Mumbai, Jan 29: Net capital flows were higher at $10.2 billion at 2.3 per cent of GDP from the $8.6 billion or 2.1 per cent of GDP in 1998-99 in the absence of any major financing requirement imposed by the current account deficit enabled an accumulation of reserves.Portfolio investment flows at $3 billion regained their dominance over the capital account, benifitting from the renewal of international investor confidence in stock markets in emerging economies, said the RBI in its Report on Currency and Finance (1999-2000).
During the year, forward cover for FIIs was enhanced to 15 per cent of their outstanding investment as on March 1999 and all incremental investments thereafter. FIIs were also allowed to raise their participation in the equity capital of Indian companies to 40 per cent of the total. They were also allowed to invest in Indian mutual funds and to invest in Indian stock exchanges on behalf of foreign corporates and high net-worth non-residents.
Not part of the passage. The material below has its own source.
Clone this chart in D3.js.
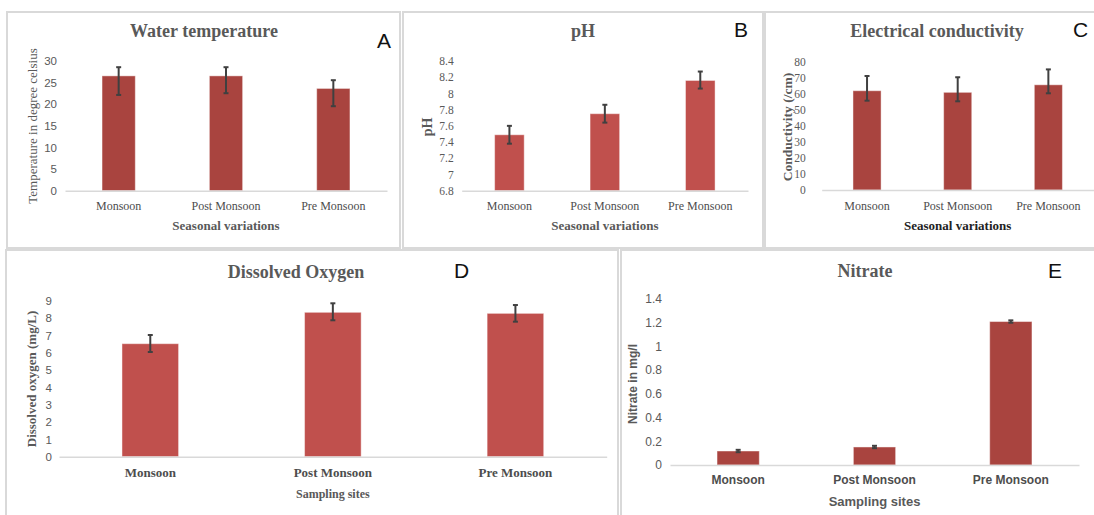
<!DOCTYPE html>
<html>
<head>
<meta charset="utf-8">
<script src="https://cdn.jsdelivr.net/npm/d3@7"></script>
<style>
  body { margin: 0; background: #fff; }
</style>
</head>
<body>
<script>
var seasons = ["Monsoon", "Post Monsoon", "Pre Monsoon"];

// A - water temperature
var tempMean = [26.5, 26.5, 23.6],
    tempErrUp = [2.0, 2.0, 1.9],
    tempErrDown = [4.4, 4.0, 4.1],
    tempTicks = [0, 5, 10, 15, 20, 25, 30];

// B - pH
var phMean = [7.49, 7.75, 8.16],
    phErrUp = [0.11, 0.11, 0.11],
    phErrDown = [0.11, 0.11, 0.1],
    phTicks = [6.8, 7, 7.2, 7.4, 7.6, 7.8, 8, 8.2, 8.4];

// C - conductivity
var ecMean = [61.9, 60.9, 65.6],
    ecErrUp = [9.2, 9.4, 9.6],
    ecErrDown = [6.2, 5.6, 5.3],
    ecTicks = [0, 10, 20, 30, 40, 50, 60, 70, 80];

// D - dissolved oxygen
var doMean = [6.52, 8.33, 8.27],
    doErrUp = [0.5, 0.52, 0.48],
    doErrDown = [0.48, 0.46, 0.48],
    doTicks = [0, 1, 2, 3, 4, 5, 6, 7, 8, 9];

// E - nitrate
var no3Mean = [0.118, 0.152, 1.21],
    no3ErrUp = [0.01, 0.01, 0.01],
    no3ErrDown = [0.01, 0.01, 0.01],
    no3Ticks = [0, 0.2, 0.4, 0.6, 0.8, 1, 1.2, 1.4];

var serif = "'Liberation Serif', 'Times New Roman', serif",
    sans = "'Liberation Sans', Arial, sans-serif",
    grey = "#595959",
    dark = "#a9443f",
    light = "#c0504d";

var svg = d3.select("body").append("svg")
    .attr("width", 1094)
    .attr("height", 515);

var panels = [
  {frame: [7, 12, 393, 236], letter: "A", letterAt: [377, 48], title: "Water temperature", titleAt: [204, 37],
   xr: [65, 387], yr: [190.7, 60.7], ticks: tempTicks, tickFont: sans, tickSize: 11.5, tickGap: 8,
   yLabel: "Temperature in degree celsius", yLabelAt: [37, 126], yLabelWeight: "normal", yLabelSize: 13, yLabelFont: serif,
   catY: 210, catFont: serif, catSize: 12, catWeight: "normal",
   xTitle: "Seasonal variations", xTitleY: 230, xTitleFont: serif, xTitleColor: grey, xTitleSize: 13,
   mean: tempMean, up: tempErrUp, down: tempErrDown, color: dark},
  {frame: [403, 12, 360, 236], letter: "B", letterAt: [734, 37], title: "pH", titleAt: [583, 37],
   xr: [461.7, 748], yr: [190.7, 61], ticks: phTicks, tickFont: serif, tickSize: 11.5, tickGap: 8,
   yLabel: "pH", yLabelAt: [432, 127], yLabelWeight: "bold", yLabelSize: 14, yLabelFont: serif,
   catY: 210, catFont: serif, catSize: 12, catWeight: "normal",
   xTitle: "Seasonal variations", xTitleY: 230, xTitleFont: serif, xTitleColor: grey, xTitleSize: 13,
   mean: phMean, up: phErrUp, down: phErrDown, color: light},
  {frame: [765, 12, 340, 236], letter: "C", letterAt: [1073, 37], title: "Electrical conductivity", titleAt: [937, 37],
   xr: [821.7, 1093.7], yr: [190, 61.7], ticks: ecTicks, tickFont: serif, tickSize: 11.5, tickGap: 16,
   yLabel: "Conductivity (/cm)", yLabelAt: [792, 127], yLabelWeight: "bold", yLabelSize: 13.5, yLabelFont: serif,
   catY: 210, catFont: serif, catSize: 12, catWeight: "normal",
   xTitle: "Seasonal variations", xTitleY: 230, xTitleFont: serif, xTitleColor: "#222", xTitleSize: 13,
   mean: ecMean, up: ecErrUp, down: ecErrDown, color: dark},
  {frame: [6, 250, 612, 280], letter: "D", letterAt: [454, 278], title: "Dissolved Oxygen", titleAt: [296, 278],
   xr: [59, 606.7], yr: [456.7, 300.7], ticks: doTicks, tickFont: sans, tickSize: 11.5, tickGap: 7,
   yLabel: "Dissolved oxygen  (mg/L)", yLabelAt: [36, 379], yLabelWeight: "bold", yLabelSize: 13, yLabelFont: serif,
   catY: 477, catFont: serif, catSize: 13, catWeight: "bold",
   xTitle: "Sampling sites", xTitleY: 498, xTitleFont: serif, xTitleColor: grey, xTitleSize: 12,
   mean: doMean, up: doErrUp, down: doErrDown, color: light},
  {frame: [621, 250, 490, 280], letter: "E", letterAt: [1048, 278], title: "Nitrate", titleAt: [865, 277],
   xr: [670, 1079], yr: [465, 299], ticks: no3Ticks, tickFont: sans, tickSize: 12, tickGap: 8,
   yLabel: "Nitrate in mg/l", yLabelAt: [637, 384], yLabelWeight: "bold", yLabelSize: 12, yLabelFont: sans,
   catY: 484, catFont: sans, catSize: 12, catWeight: "bold",
   xTitle: "Sampling sites", xTitleY: 506, xTitleFont: sans, xTitleColor: grey, xTitleSize: 13,
   mean: no3Mean, up: no3ErrUp, down: no3ErrDown, color: dark}
];

panels.forEach(drawPanel);

function drawPanel(p) {
  var g = svg.append("g");

  g.append("rect")
      .attr("x", p.frame[0])
      .attr("y", p.frame[1])
      .attr("width", p.frame[2])
      .attr("height", p.frame[3])
      .attr("fill", "none")
      .attr("stroke", "#d9d9d9")
      .attr("stroke-width", 2);

  var x = d3.scaleBand()
      .domain(seasons)
      .range(p.xr)
      .paddingInner(0.69)
      .paddingOuter(0.345);

  var y = d3.scaleLinear()
      .domain([p.ticks[0], p.ticks[p.ticks.length - 1]])
      .range(p.yr);

  var yAxis = d3.axisLeft(y)
      .tickValues(p.ticks)
      .tickSize(0)
      .tickPadding(p.tickGap)
      .tickFormat(function(d) { return String(+d.toFixed(1)); });

  g.append("g")
      .attr("transform", "translate(" + p.xr[0] + ",0)")
      .call(yAxis)
      .call(function(a) {
        a.select(".domain").remove();
        a.selectAll(".tick text")
            .attr("fill", grey)
            .attr("font-family", p.tickFont)
            .attr("font-size", p.tickSize);
      });

  // bars
  g.selectAll(".bar")
      .data(p.mean)
    .enter().append("rect")
      .attr("x", function(d, i) { return x(seasons[i]); })
      .attr("y", function(d) { return y(d); })
      .attr("width", x.bandwidth())
      .attr("height", function(d) { return y(p.ticks[0]) - y(d); })
      .attr("fill", p.color)
      .attr("stroke", "rgba(255,255,255,0.45)")
      .attr("stroke-width", 1);

  var xAxis = d3.axisBottom(x)
      .tickSize(0)
      .tickSizeOuter(0);

  g.append("g")
      .attr("transform", "translate(0," + p.yr[0] + ")")
      .call(xAxis)
      .call(function(a) {
        a.select(".domain").attr("stroke", "#d9d9d9").attr("stroke-width", 1.5);
        a.selectAll(".tick text")
            .attr("y", p.catY - p.yr[0])
            .attr("dy", null)
            .attr("fill", "#4d4d4d")
            .attr("font-family", p.catFont)
            .attr("font-weight", p.catWeight)
            .attr("font-size", p.catSize);
      });

  // error bars
  var eb = g.selectAll(".err")
      .data(p.mean)
    .enter().append("g")
      .attr("stroke", "#404040")
      .attr("stroke-width", 2);

  eb.append("line")
      .attr("x1", function(d, i) { return x(seasons[i]) + x.bandwidth() / 2; })
      .attr("x2", function(d, i) { return x(seasons[i]) + x.bandwidth() / 2; })
      .attr("y1", function(d, i) { return y(d + p.up[i]); })
      .attr("y2", function(d, i) { return y(d - p.down[i]); });

  eb.append("line")
      .attr("x1", function(d, i) { return x(seasons[i]) + x.bandwidth() / 2 - 2.5; })
      .attr("x2", function(d, i) { return x(seasons[i]) + x.bandwidth() / 2 + 2.5; })
      .attr("y1", function(d, i) { return y(d + p.up[i]); })
      .attr("y2", function(d, i) { return y(d + p.up[i]); });

  eb.append("line")
      .attr("x1", function(d, i) { return x(seasons[i]) + x.bandwidth() / 2 - 2.5; })
      .attr("x2", function(d, i) { return x(seasons[i]) + x.bandwidth() / 2 + 2.5; })
      .attr("y1", function(d, i) { return y(d - p.down[i]); })
      .attr("y2", function(d, i) { return y(d - p.down[i]); });

  g.append("text")
      .attr("x", p.titleAt[0])
      .attr("y", p.titleAt[1])
      .attr("text-anchor", "middle")
      .attr("font-family", serif)
      .attr("font-weight", "bold")
      .attr("font-size", 18)
      .attr("fill", grey)
      .text(p.title);

  g.append("text")
      .attr("x", p.letterAt[0])
      .attr("y", p.letterAt[1])
      .attr("font-family", sans)
      .attr("font-size", 21)
      .attr("fill", "#111")
      .text(p.letter);

  g.append("text")
      .attr("transform", "translate(" + p.yLabelAt[0] + "," + p.yLabelAt[1] + ") rotate(-90)")
      .attr("text-anchor", "middle")
      .attr("font-family", p.yLabelFont)
      .attr("font-weight", p.yLabelWeight)
      .attr("font-size", p.yLabelSize)
      .attr("fill", grey)
      .text(p.yLabel);

  g.append("text")
      .attr("x", (p.xr[0] + p.xr[1]) / 2)
      .attr("y", p.xTitleY)
      .attr("text-anchor", "middle")
      .attr("font-family", p.xTitleFont)
      .attr("font-weight", "bold")
      .attr("font-size", p.xTitleSize)
      .attr("fill", p.xTitleColor)
      .text(p.xTitle);
}
</script>
</body>
</html>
Additionally, Indian companies were allowed to issue ADRs/GDRs without prior aprroval of the government. Acquisition of overseas companies by Indian entities through ADR/GDR issues was liberalised.
"Net inflows in the form of foreign direct investment, however, declined moderately from $2.5 billion to $2.2 billion, reflecting the weakness in domestic investment demand as well as the lack of appetite of direct investors for Asian economies other than those recovering from the financial crises", said the RBI in its report.
The policy response was in the form of releasing procedural constraints - establishment of the foreign investment implementation authority, automatic route approval for all investment proposals except for a short negative list, special economic zones with tax breaks and relative freedom from implementation bottlenecks and opening up new areas for FDI - such as foreign equity participation in insurance up to 26 per cent.
In the case of external commercial borrowing (ECB), the policy framework was liberalised during the year in the form of transfer of approval formalities for also ECBs up to $100 million to the Reserve Bank, freeing end-use restriction except for real estate and equity market investment, specific incentives for the infrastructure sector in the form of raising equity investment out of ECB in joint ventures in the infrastructure sector and greater flexibility in ECB exposure for infrastructure projects. Prepayment of ECB from funds under EEFC accounts were allowed as a boost to the export sector, which is another thrust area in the deployment of ECB policy.